Cette œuvre sous-entend que nous, les femmes noires, sommes la nature et que nous partageons avec elle les traumatismes de la terre. Cette croyance est d’ailleurs explorée dans l’oeuvre Dolce far niente qui illustre une femme noire aux courbes généreuses en reprenant les codes de L’Homme de Vitruve. En récupérant des éléments du célèbre dessin, Dolce far niente démonte son héritage eugéniste, célébrant ainsi la beauté en dehors de ce qui est considéré comme un humain parfait.  

 

Comment votre art reflète-t-il le handicap et la justice environnementale? Ces deux choses sont-elles liées pour vous?

La plupart de mon art se concentre sur mon corps parce que tout en découle : de la façon dont il est perçu à mon interaction avec les environnements proches de moi en passant par les émotions générées par ces éléments. Le handicap, la justice environnementale et bien d’autres concepts s’entremêlent sans cesse dans mon corps. En tant que femme noire, de nombreuses parties de moi sont politisées de telle sorte que le système limite mes capacités. Cela fait écho aux schémas de capacitisme qui prennent racine dans le désir de chasser ce qui était qualifié d’imperfection de la nature.  

 

Comment la race, le genre, le handicap et l’environnement s’entrecroisent-ils dans votre travail? Pourquoi? 

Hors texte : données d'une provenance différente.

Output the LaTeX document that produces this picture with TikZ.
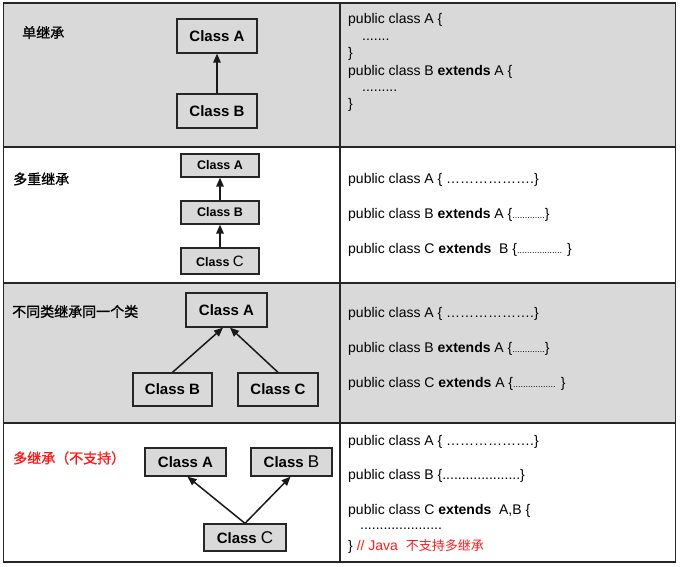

Sur ma plateforme L’Environnement, c’est intersectionnel, je vulgarise la manière dont le capitalisme vole la possibilité des collectivités de subvenir à leurs besoins en réduisant l’environnement ainsi que certaines communautés spécifiques à des marchandises (principalement). C’est cette (dé)connexion qui lie de nombreuses oppressions et violences environnementales, car la présence d’obstacles explicites pour subvenir à ses besoins est un pilier de l’oppression, ce qui en parallèle, cause plus de gaspillage.


Art

 

La Reine

 

 

 

 

Depuis que je suis jeune, on m’a fait comprendre que mon corps ne m’appartenait pas. J’ai eu des courbes très jeune et ça a rapidement été instrumentalisé contre moi pour m’arracher mon enfance. Je me souviens encore de mon premier catcall. Je revis constamment la même paralysie d’un enfant de 12 ans qui ne comprend pas comment on peut se permettre d’être autant violent.e.
Parallèlement, on tentait de me « protéger » en me contrôlant davantage. « Trop court, trop serré », dans tous les cas, on m’annonçait que mon physique dérangeait.
« La Reine » est une réponse à toute cette politisation. Cette œuvre est un espace où je me réapproprie ma sensualité sans qu’elle n’appartienne à personne d’autre qu’à moi. Elle représente mon alter ego du même nom à l’estime surdimensionnée, frôlant l’arrogance qu’on retrouve également dans ma nouvelle Doppelgänger. Dans cette histoire, on suit sa vengeance macabre envers un agresseur qui l’a catcall. Les énoncés sont des extraits dudit texte la décrivant, à titre de rappel que sa magie est le seul véritable pouvoir dans la situation.

 

Hair whisperer

 

 

 

 

 

Dolce far niente

Dolce far niente ou le plaisir de ne rien faire n’est pas qu’un état, mais c’est aussi tout un concept italien qui se veut contemplatif de l’inaction ainsi que de la tranquillité. Dans ce dessin, nous sommes invitées dans l’intimité de la figure illustrée afin de célébrer avec celle-ci l’étendue de la beauté d’un de ses (rares) moments de quiétude.
Cette œuvre aux allures de la Renaissance, reprend des codes de L’Homme de Vitruve – symbole dudit mouvement artistique– tout en déconstruisant son héritage eugénique. Cela se fait en mettant en vedette une femme noire avec des courbes dans des positions asymétriques, dont certaines volontairement difformes.